Cave in Somerset, England

Rod's Pot is a limestone cave above Burrington Combe in the Mendip Hills, in Somerset, England.

The cave was first excavated in 1944 by the University of Bristol Spelæological Society. It is one of a line of swallets marking the junction of the Limestone shales with the Carboniferous Limestones where water running off the Old Red Sandstone of Blackdown finds its way underground.
Further excavation has now linked Rod's Pot to nearby Bath Swallet.

The cave was originally known as Pearce's Pot after Rodney Pearce.

==Main features==
Rod's Pot is formed mainly of vertical rift passages, probably in the original joints in the limestone which have been enlarged by water action. The north wall of the main chamber is a continuation of the main chamber in Read's Cave, a quarter mile to the west.

The entry chamber divides into two passages about 30 ft high and 40 ft long. They merge again at the top of a 50 ft deep vertical pothole which is a dead end. From the top of the pothole a 30 ft long passage leads to the roof of the main chamber. The main chamber is about 70 ft long, 20 ft high and slopes down some 40 ft. It contains a stalagmite pillar formation and several stalactite curtains.

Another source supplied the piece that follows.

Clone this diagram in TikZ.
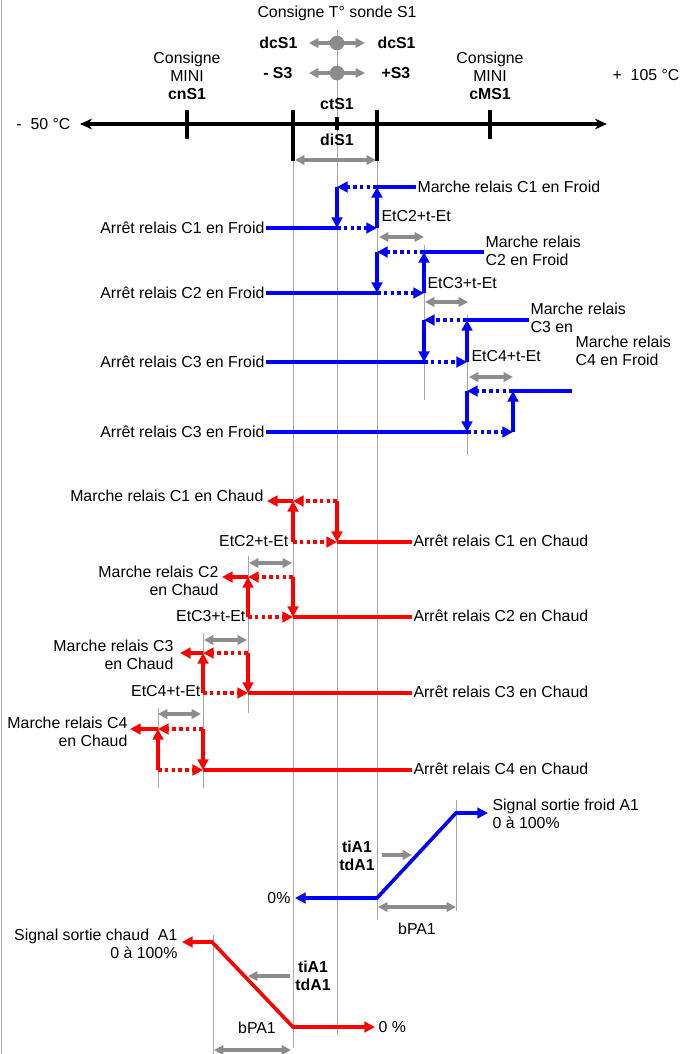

A small hole leads to a smaller chamber about 2 ft high in which is a stalactite curtain about 8 ft long and which is translucent and coloured with stripes of reddish-brown deposits. A further passageway leads to the terminal pothole.

At the base of the Bear Pit, a 3 metre deep chamber reached through a small hole halfway through the cave, a pool containing a small community of Niphargus fontanus been found.